The breeder definitely had a point, but I immediately brought up the hordes of people I know who gladly hand over extra cash to get perceived superior quality (or merely philosophy) from the Trader Joe’s and Whole Foods of the world. But, he emphasized, these are the same people who are most opposed to GM foods.

It was a disheartening series of arguments. Though, of course, if you can find a way to make a consistent profit branding something as ordinary as ketchup, it seems like there should be a place for a slightly more expensive fresh market (out of season) tomato that still tastes like a tomato…

* “Food” brands that are actually vertically integrated enough to do their own breeding include Campbell’s, ConAgra (Hunt’s), Heinz, Land’O Lakes, Frito-Lay and Orville Redenbacker. 
** Well, when I’m too far from the West Coast, that is.
*** Although a difference in price will be less inevitable if regulations get pared back

“Heirlooms were varieties that were so unsuccessful that they wouldn’t be sold today…

Every product declines until it’s replaced by new heirlooms.”

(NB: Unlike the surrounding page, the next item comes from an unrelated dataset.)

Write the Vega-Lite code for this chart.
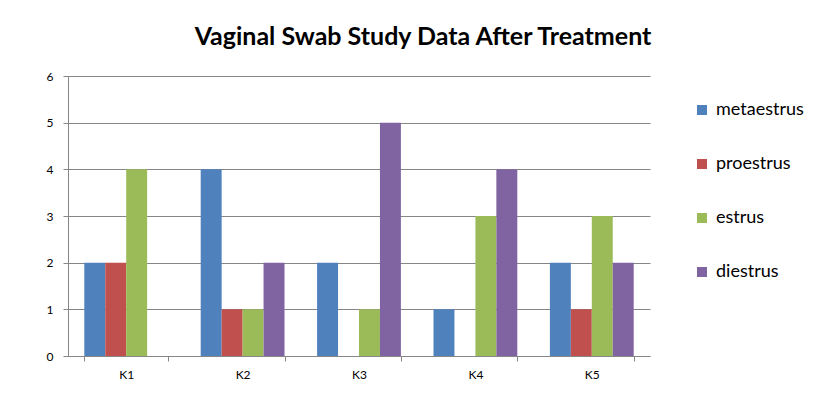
{
  "$schema": "https://vega.github.io/schema/vega-lite/v6.json",
  "width": 582,
  "height": 280,
  "autosize": {"type": "none"},
  "padding": {"left": 68, "top": 76, "right": 174, "bottom": 58},
  "background": "white",
  "title": {
    "text": "Vaginal Swab Study Data After Treatment",
    "font": "Lato",
    "fontSize": 25,
    "fontWeight": "bold",
    "color": "#000000",
    "anchor": "middle",
    "dx": 64,
    "offset": 20
  },
  "data": {
    "values": [
      {"group": "K1", "phase": "metaestrus", "count": 2},
      {"group": "K1", "phase": "proestrus", "count": 2},
      {"group": "K1", "phase": "estrus", "count": 4},
      {"group": "K1", "phase": "diestrus", "count": 0},
      {"group": "K2", "phase": "metaestrus", "count": 4},
      {"group": "K2", "phase": "proestrus", "count": 1},
      {"group": "K2", "phase": "estrus", "count": 1},
      {"group": "K2", "phase": "diestrus", "count": 2},
      {"group": "K3", "phase": "metaestrus", "count": 2},
      {"group": "K3", "phase": "proestrus", "count": 0},
      {"group": "K3", "phase": "estrus", "count": 1},
      {"group": "K3", "phase": "diestrus", "count": 5},
      {"group": "K4", "phase": "metaestrus", "count": 1},
      {"group": "K4", "phase": "proestrus", "count": 0},
      {"group": "K4", "phase": "estrus", "count": 3},
      {"group": "K4", "phase": "diestrus", "count": 4},
      {"group": "K5", "phase": "metaestrus", "count": 2},
      {"group": "K5", "phase": "proestrus", "count": 1},
      {"group": "K5", "phase": "estrus", "count": 3},
      {"group": "K5", "phase": "diestrus", "count": 2}
    ]
  },
  "mark": {"type": "bar"},
  "encoding": {
    "x": {
      "field": "group",
      "type": "nominal",
      "scale": {"paddingInner": 0.28, "paddingOuter": 0.14},
      "axis": {
        "title": null,
        "labelAngle": 0,
        "labelFont": "Lato",
        "labelFontSize": 12,
        "labelColor": "#000000",
        "labelPadding": 8,
        "tickBand": "extent",
        "tickSize": 5,
        "tickColor": "#868686",
        "domainColor": "#868686",
        "grid": false
      }
    },
    "xOffset": {
      "field": "phase",
      "type": "nominal",
      "sort": ["metaestrus", "proestrus", "estrus", "diestrus"],
      "scale": {"paddingInner": 0, "paddingOuter": 0}
    },
    "y": {
      "field": "count",
      "type": "quantitative",
      "scale": {"domain": [0, 6], "nice": false},
      "axis": {
        "title": null,
        "values": [0, 1, 2, 3, 4, 5, 6],
        "labelFont": "Lato",
        "labelFontSize": 12,
        "labelColor": "#000000",
        "labelPadding": 10,
        "tickSize": 5,
        "tickColor": "#868686",
        "domainColor": "#868686",
        "gridColor": "#868686",
        "gridWidth": 1
      }
    },
    "color": {
      "field": "phase",
      "type": "nominal",
      "sort": ["metaestrus", "proestrus", "estrus", "diestrus"],
      "scale": {
        "domain": ["metaestrus", "proestrus", "estrus", "diestrus"],
        "range": ["#4F81BD", "#C0504D", "#9BBB59", "#8064A2"]
      },
      "legend": {
        "title": null,
        "orient": "none",
        "legendX": 625,
        "legendY": 25,
        "symbolType": "square",
        "symbolSize": 100,
        "symbolStrokeWidth": 0,
        "labelFont": "Lato",
        "labelFontSize": 18,
        "labelColor": "#000000",
        "rowPadding": 36,
        "labelOffset": 5
      }
    }
  },
  "config": {
    "view": {"stroke": null},
    "axis": {"domainWidth": 1}
  }
}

The backlash was inevitable.

What are heirlooms? A 1949 article in the New York Times defined them as “open pollinated varieties [i.e. genetically stable lines, not F1 hybrids] that are more than 50 years old and have been handed down through generations.” It fits the modern technical definition – but not the contemporary consumer’s expectation for a primary focus on taste.

Plant breeding is an always ongoing process. Breeders grow out their core collection of genotypes every year, cross them and collect seeds from the best individuals. Occasionally new genotypes with new properties are added to the mix, but for the most part a breeding program is a conveyer belt that continuously improves the quality and performance of a given crop.

People in the past never viewed their crops as perfect – they were always trying to improve their favorite varieties, whether to get better production, to fit changing fashions, or to excel in new environments. As voiced in the above article, “A 1902 cabbage by Burpee was a perfectly good cabbage by 1902 standards… But none of our ancestors ever viewed these things as done. You never stopped breeding your livestock. You never stopped selecting your cabbage.” People tend to lock onto the idea that older varieties tasted better while forgetting that, even when taste was excellent,* reliable performance in the garden was often not.